Politique et morale en Guinée : un divorce nécessaire ? (Lansana Wagué)

La politique est souvent perçue comme un monde sombre, où les intérêts personnels prennent le pas sur les valeurs et l’intégrité. Certains partisans de la realpolitik estiment qu’un homme politique doit être dénué de morale pour prospérer. Pourtant, l’histoire nous enseigne que ceux qui abandonnent leurs principes finissent par perdre la confiance et le respect de leur électorat.

Il est vrai qu’en politique, les compromis sont parfois indispensables. Toutefois, ces derniers doivent être dictés par des choix stratégiques en cohérence avec des valeurs et non par des intérêts personnels. Un homme politique sans morale, s’il peut prospérer temporairement, finit toujours par être rejeté par le peuple. La crédibilité en politique ne repose pas uniquement sur l’habileté à manœuvrer, mais aussi sur la constance et la fidélité à ses engagements.

L’exemple de Mohamed Béavogui, premier Premier ministre du président de la transition, illustre cette réalité. Son acceptation du poste relevait d’un choix stratégique. Travailler avec une junte militaire est souvent perçu comme une compromission, mais tant que ses valeurs étaient respectées, il est resté. Lorsqu’il a constaté une divergence profonde avec la trajectoire du pouvoir, il a préféré quitter le navire plutôt que de renier ses principes. Cet acte lui a valu une certaine crédibilité et un respect nouveau, renforçant son image auprès de l’opinion publique.

À l’opposé, d’autres figures politiques ont illustré le mépris de la morale en politique. Prenons le cas du Premier ministre actuel, Bah Oury. En 2009, il s’opposait farouchement à la candidature du capitaine Moussa Dadis Camara, dénonçait les dérives de la transition militaire et plaidait pour un retour rapide à l’ordre constitutionnel. Ses prises de position lui conféraient une certaine crédibilité dans le paysage politique guinéen. Cependant, son retournement de veste est flagrant : lui qui critiquait les transitions militaires est aujourd’hui l’un des plus fervents défenseurs du régime du colonel Mamadi Doumbouya, allant jusqu’à soutenir une éventuelle candidature de ce dernier. Comment justifier une telle incohérence ?

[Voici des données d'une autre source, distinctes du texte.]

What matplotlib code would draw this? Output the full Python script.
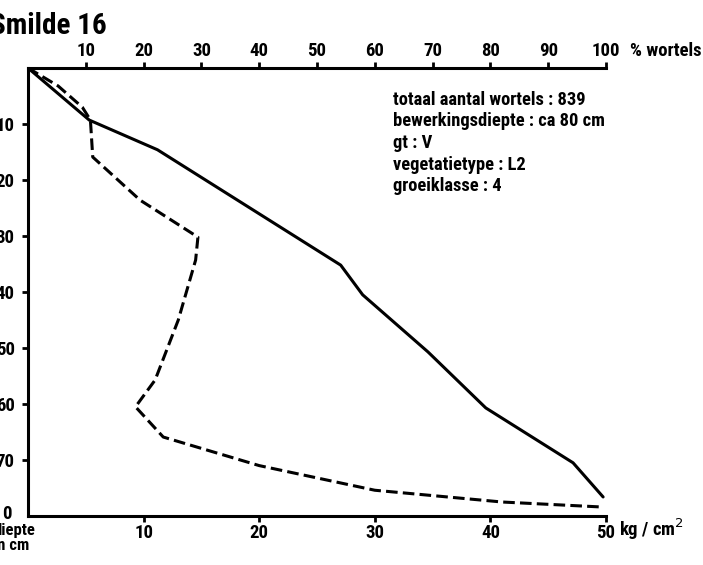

En reniant ses valeurs démocratiques d’antan, Bah Oury s’est suicidé politiquement. Son choix, motivé par des intérêts personnels, l’a conduit à abandonner ses convictions. Il tente aujourd’hui d’expliquer que les réalités de 2009 et celles de 2025 sont différentes, mais cette rhétorique peine à convaincre. Son soutien à la junte actuelle, en totale contradiction avec ses anciens combats, expose les dérives d’un opportunisme politique qui détruit toute crédibilité.

Cette inconséquence alimente la méfiance des Guinéens envers leur classe politique. Le CNRD, conscient de cette défiance populaire, exploite cette situation à son avantage. Bah Oury s’est laissé piéger dans une dynamique qui l’affaiblit plus qu’elle ne le renforce.

Loin des clichés fatalistes, il est pourtant possible d’être un homme politique intègre, loyal à ses convictions tout en faisant preuve de pragmatisme. Un politicien sans intégrité finit toujours par perdre la confiance de son peuple. Oui, la politique repose sur des compromis, mais ces derniers ne doivent jamais être synonymes de reniement total de ses valeurs fondamentales.

En Guinée, plus que jamais, l’heure est à une nouvelle génération d’acteurs politiques capables de conjuguer stratégie et intégrité. Seule une classe politique crédible et moralement irréprochable pourra restaurer la confiance du peuple et ouvrir la voie à une véritable refondation démocratique.